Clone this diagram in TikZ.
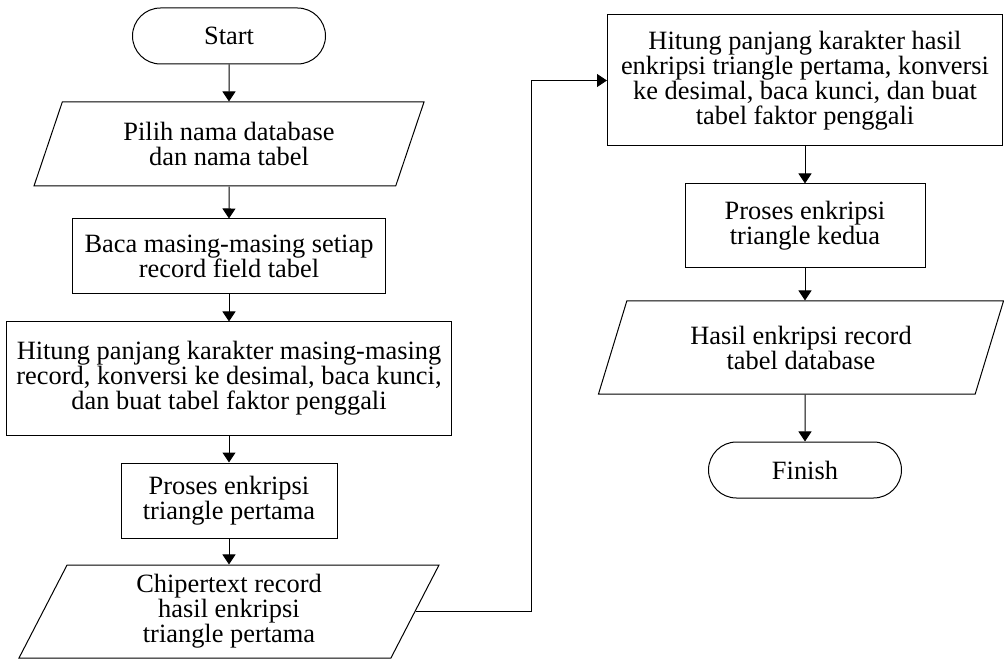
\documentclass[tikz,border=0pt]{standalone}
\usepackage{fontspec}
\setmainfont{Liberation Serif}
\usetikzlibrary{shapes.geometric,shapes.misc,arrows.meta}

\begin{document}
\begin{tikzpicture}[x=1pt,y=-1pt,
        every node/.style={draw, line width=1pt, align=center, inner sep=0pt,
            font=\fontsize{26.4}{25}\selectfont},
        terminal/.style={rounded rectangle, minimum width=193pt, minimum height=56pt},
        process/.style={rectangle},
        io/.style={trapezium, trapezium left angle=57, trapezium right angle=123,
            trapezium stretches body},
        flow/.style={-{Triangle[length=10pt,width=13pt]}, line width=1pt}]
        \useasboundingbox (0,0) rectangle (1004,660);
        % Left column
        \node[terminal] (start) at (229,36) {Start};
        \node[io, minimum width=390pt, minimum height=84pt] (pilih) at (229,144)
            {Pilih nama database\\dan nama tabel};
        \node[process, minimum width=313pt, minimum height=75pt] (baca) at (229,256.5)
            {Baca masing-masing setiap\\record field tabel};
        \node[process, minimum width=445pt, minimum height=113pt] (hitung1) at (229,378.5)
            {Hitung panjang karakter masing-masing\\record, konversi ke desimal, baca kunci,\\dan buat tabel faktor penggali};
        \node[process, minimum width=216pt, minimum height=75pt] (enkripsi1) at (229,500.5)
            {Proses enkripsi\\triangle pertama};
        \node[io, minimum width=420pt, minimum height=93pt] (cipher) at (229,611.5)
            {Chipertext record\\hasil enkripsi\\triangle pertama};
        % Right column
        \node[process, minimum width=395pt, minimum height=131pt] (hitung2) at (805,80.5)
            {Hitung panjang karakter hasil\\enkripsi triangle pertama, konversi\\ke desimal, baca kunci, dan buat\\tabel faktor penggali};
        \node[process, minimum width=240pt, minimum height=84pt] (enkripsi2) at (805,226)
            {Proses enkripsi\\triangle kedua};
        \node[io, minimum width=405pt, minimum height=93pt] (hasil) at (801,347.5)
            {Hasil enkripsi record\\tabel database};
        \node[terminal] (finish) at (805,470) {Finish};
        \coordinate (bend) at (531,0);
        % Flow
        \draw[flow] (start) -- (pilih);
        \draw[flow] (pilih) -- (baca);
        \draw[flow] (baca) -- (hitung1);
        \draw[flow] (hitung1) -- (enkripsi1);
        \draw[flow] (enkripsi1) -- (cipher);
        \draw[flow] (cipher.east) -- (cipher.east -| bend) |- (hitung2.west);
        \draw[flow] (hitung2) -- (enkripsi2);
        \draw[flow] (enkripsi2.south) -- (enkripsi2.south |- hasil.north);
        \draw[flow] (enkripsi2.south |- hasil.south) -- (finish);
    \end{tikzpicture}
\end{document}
::::::
* **WHAT IS NEEDED**: Except for the pictures, print the data above exactly.

* **OUTPUT FOR THIS EXERCISE**:
Clone this diagram in TikZ.
\documentclass[tikz,border=0pt]{standalone}
\usepackage{fontspec}
\setmainfont{Liberation Serif}
\usetikzlibrary{shapes.geometric,shapes.misc,arrows.meta}

\begin{document}
\begin{tikzpicture}[x=1pt,y=-1pt,
        every node/.style={draw, line width=1pt, align=center, inner sep=0pt,
            font=\fontsize{26.4}{25}\selectfont},
        terminal/.style={rounded rectangle, minimum width=193pt, minimum height=56pt},
        process/.style={rectangle},
        io/.style={trapezium, trapezium left angle=57, trapezium right angle=123,
            trapezium stretches body},
        flow/.style={-{Triangle[length=10pt,width=13pt]}, line width=1pt}]
        \useasboundingbox (0,0) rectangle (1004,660);
        % Left column
        \node[terminal] (start) at (229,36) {Start};
        \node[io, minimum width=390pt, minimum height=84pt] (pilih) at (229,144)
            {Pilih nama database\\dan nama tabel};
        \node[process, minimum width=313pt, minimum height=75pt] (baca) at (229,256.5)
            {Baca masing-masing setiap\\record field tabel};
        \node[process, minimum width=445pt, minimum height=113pt] (hitung1) at (229,378.5)
            {Hitung panjang karakter masing-masing\\record, konversi ke desimal, baca kunci,\\dan buat tabel faktor penggali};
        \node[process, minimum width=216pt, minimum height=75pt] (enkripsi1) at (229,500.5)
            {Proses enkripsi\\triangle pertama};
        \node[io, minimum width=420pt, minimum height=93pt] (cipher) at (229,611.5)
            {Chipertext record\\hasil enkripsi\\triangle pertama};
        % Right column
        \node[process, minimum width=395pt, minimum height=131pt] (hitung2) at (805,80.5)
            {Hitung panjang karakter hasil\\enkripsi triangle pertama, konversi\\ke desimal, baca kunci, dan buat\\tabel faktor penggali};
        \node[process, minimum width=240pt, minimum height=84pt] (enkripsi2) at (805,226)
            {Proses enkripsi\\triangle kedua};
        \node[io, minimum width=405pt, minimum height=93pt] (hasil) at (801,347.5)
            {Hasil enkripsi record\\tabel database};
        \node[terminal] (finish) at (805,470) {Finish};
        \coordinate (bend) at (531,0);
        % Flow
        \draw[flow] (start) -- (pilih);
        \draw[flow] (pilih) -- (baca);
        \draw[flow] (baca) -- (hitung1);
        \draw[flow] (hitung1) -- (enkripsi1);
        \draw[flow] (enkripsi1) -- (cipher);
        \draw[flow] (cipher.east) -- (cipher.east -| bend) |- (hitung2.west);
        \draw[flow] (hitung2) -- (enkripsi2);
        \draw[flow] (enkripsi2.south) -- (enkripsi2.south |- hasil.north);
        \draw[flow] (enkripsi2.south |- hasil.south) -- (finish);
    \end{tikzpicture}
\end{document}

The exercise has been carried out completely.